A denúncia de que uigures são submetidos a trabalho forçado em Xinjiang é parte de acuações mais amplas contra o governo da China no que tange ao tratamento dispensado aos uigures. Em agosto do ano passado, um documento publicado pela ONU (Organização das Nações Unidas) classificou a situação da minoria muçulmana em Xinjiang como uma “escravidão moderna”.

Segundo o relatório, os trabalhadores uigures sofrem “vigilância excessiva, condições de vida e trabalho abusivas, restrição de movimento por meio de internamento, ameaças, violência física e/ou sexual e outros tratamentos desumanos ou degradantes.”

Alguns dias depois, um relatório mais amplo e há muito aguardado, assinado pela então alta comissária da ONU para os direitos humanos, Michelle Bachelet, reforçou a alegação de que “graves violações dos direitos humanos têm sido cometidas em Xinjiang“ por Beijing.

O documento assinado por Bachelet, fruto de uma visita histórica que ela fez à região autônoma em maio de 2022, afirmau ainda que os “padrões de tortura ou maus-tratos, incluindo tratamento médico forçado e condições adversas de detenção, são confiáveis, assim como as alegações de incidentes individuais de violência sexual e de gênero.”

Por que isso importa?

A comunidade uigur é uma minoria muçulmana de raízes turcas que habita a região autônoma de Xinjiang, no noroeste da China. A província faz fronteira com países da Ásia Central, com quem divide raízes étnicas e linguísticas.

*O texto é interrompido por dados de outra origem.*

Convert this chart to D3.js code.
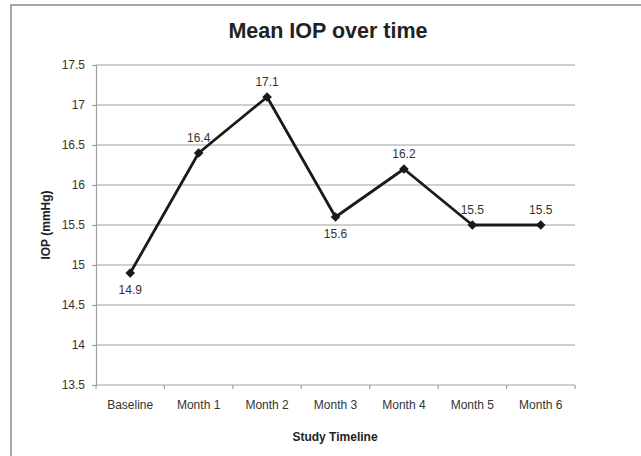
<!DOCTYPE html>
<html>
<head>
<meta charset="utf-8">
<script src="https://cdn.jsdelivr.net/npm/d3@7"></script>
<style>
  body { margin: 0; background: #fff; }
  svg { display: block; font-family: "Liberation Sans", Arial, sans-serif; }
</style>
</head>
<body>
<div id="chart"></div>
<script>
// Mean IOP over time

const categories = ['Baseline', 'Month 1', 'Month 2', 'Month 3', 'Month 4', 'Month 5', 'Month 6'];
const iopValues = [14.9, 16.4, 17.1, 15.6, 16.2, 15.5, 15.5];
const labelBelow = [true, false, false, true, false, false, false];
const yTicks = [13.5, 14, 14.5, 15, 15.5, 16, 16.5, 17, 17.5];

const W = 641, H = 456;
const plot = {left: 96, right: 575, top: 65, bottom: 385};

const svg = d3.select('#chart').append('svg')
    .attr('width', W)
    .attr('height', H);

// outer frame (only left/top edges are visible in the crop)
svg.append('rect')
    .attr('x', 11).attr('y', 5)
    .attr('width', 700).attr('height', 600)
    .attr('fill', 'none')
    .attr('stroke', '#a8a8a8')
    .attr('stroke-width', 2);

const x = d3.scaleBand()
    .domain(categories)
    .range([plot.left, plot.right]);

const y = d3.scaleLinear()
    .domain([13.5, 17.5])
    .range([plot.bottom, plot.top]);

// gridlines
svg.append('g')
    .selectAll('line')
    .data(yTicks.slice(1))
    .enter()
    .append('line')
    .attr('x1', plot.left).attr('x2', plot.right)
    .attr('y1', d => y(d)).attr('y2', d => y(d))
    .attr('stroke', '#a0a0a0')
    .attr('stroke-width', 1.2);

// y axis
const yAxis = svg.append('g')
    .attr('transform', `translate(${plot.left},0)`)
    .call(d3.axisLeft(y).tickValues(yTicks).tickSize(4).tickPadding(7)
        .tickFormat(d => d3.format('')(d)));
yAxis.select('.domain').attr('stroke', '#a0a0a0').attr('stroke-width', 1.2);
yAxis.selectAll('.tick line').attr('stroke', '#a0a0a0').attr('stroke-width', 1.2);
yAxis.selectAll('.tick text').attr('fill', '#333').style('font-size', '12px');

// x axis: ticks at the category boundaries
const xAxisG = svg.append('g');
xAxisG.append('line')
    .attr('x1', plot.left).attr('x2', plot.right)
    .attr('y1', plot.bottom).attr('y2', plot.bottom)
    .attr('stroke', '#a0a0a0').attr('stroke-width', 1.2);
const bounds = categories.map(c => x(c)).concat([plot.right]);
xAxisG.selectAll('.xtick')
    .data(bounds)
    .enter()
    .append('line')
    .attr('class', 'xtick')
    .attr('x1', d => d).attr('x2', d => d)
    .attr('y1', plot.bottom).attr('y2', plot.bottom + 4)
    .attr('stroke', '#a0a0a0').attr('stroke-width', 1.2);
xAxisG.selectAll('.xlabel')
    .data(categories)
    .enter()
    .append('text')
    .attr('class', 'xlabel')
    .attr('x', d => x(d) + x.bandwidth() / 2)
    .attr('y', plot.bottom + 24)
    .attr('text-anchor', 'middle')
    .attr('fill', '#333')
    .style('font-size', '12px')
    .text(d => d);

// line + markers
const pts = categories.map((c, i) => ({cat: c, v: iopValues[i], below: labelBelow[i]}));
const cx = d => x(d.cat) + x.bandwidth() / 2;

svg.append('path')
    .datum(pts)
    .attr('fill', 'none')
    .attr('stroke', '#1a1a1a')
    .attr('stroke-width', 2.8)
    .attr('stroke-linejoin', 'round')
    .attr('d', d3.line().x(cx).y(d => y(d.v)));

svg.selectAll('.marker')
    .data(pts)
    .enter()
    .append('path')
    .attr('class', 'marker')
    .attr('d', d3.symbol().type(d3.symbolSquare).size(46))
    .attr('transform', d => `translate(${cx(d)},${y(d.v)}) rotate(45)`)
    .attr('fill', '#1a1a1a');

// data labels
svg.selectAll('.dlabel')
    .data(pts)
    .enter()
    .append('text')
    .attr('class', 'dlabel')
    .attr('x', cx)
    .attr('y', d => d.below ? y(d.v) + 21 : y(d.v) - 11)
    .attr('text-anchor', 'middle')
    .attr('fill', '#333')
    .style('font-size', '12px')
    .text(d => d.v);

// titles
svg.append('text')
    .attr('x', 328).attr('y', 38)
    .attr('text-anchor', 'middle')
    .attr('fill', '#222')
    .style('font-size', '21.5px')
    .style('font-weight', 'bold')
    .text('Mean IOP over time');

svg.append('text')
    .attr('transform', `translate(50,${(plot.top + plot.bottom) / 2}) rotate(-90)`)
    .attr('text-anchor', 'middle')
    .attr('fill', '#222')
    .style('font-size', '12px')
    .style('font-weight', 'bold')
    .text('IOP (mmHg)');

svg.append('text')
    .attr('x', 335).attr('y', 441)
    .attr('text-anchor', 'middle')
    .attr('fill', '#222')
    .style('font-size', '12px')
    .style('font-weight', 'bold')
    .text('Study Timeline');
</script>
</body>
</html>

Os uigures, cerca de 11 milhões, enfrentam discriminação da sociedade e do governo chinês e são vistos com desconfiança pela maioria han, que responde por 92% dos chineses. Denúncias dão conta de que Beijing usa de tortura, esterilização forçada, trabalho obrigatório e maus tratos para realizar uma limpeza étnica e religiosa em Xinjiang.

Estimativas apontam que um em cada 20 uigures ou cidadãos de minoria étnica já passou por campos de detenção de forma arbitrária desde 2014.

O governo de Joe Biden, nos EUA, foi o primeiro a usar o termo “genocídio” para descrever as ações da China em relação aos uigures. Em seguida, Reino Unido e Canadá também passaram a usar a designação, e mais recentemente a Lituânia se juntou ao grupo.

A China nega as acusações de que comete abusos em Xinjiang e diz que as ações do governo na região têm como finalidade a educação contraterrorismo, a fim de conter movimentos separatistas e combater grupos extremistas religiosos que eventualmente venham a planejar ataques terroristas no país.

O porta-voz do Ministério das Relações Exteriores da China Zhao Lijian afirma que o trabalho forçado uigur é “a maior mentira do século”. “Os Estados Unidos tanto criam mentiras quanto tomam ações flagrantes com base em suas mentiras para violar as regras do comércio internacional e os princípios da economia de mercado”, disse ele.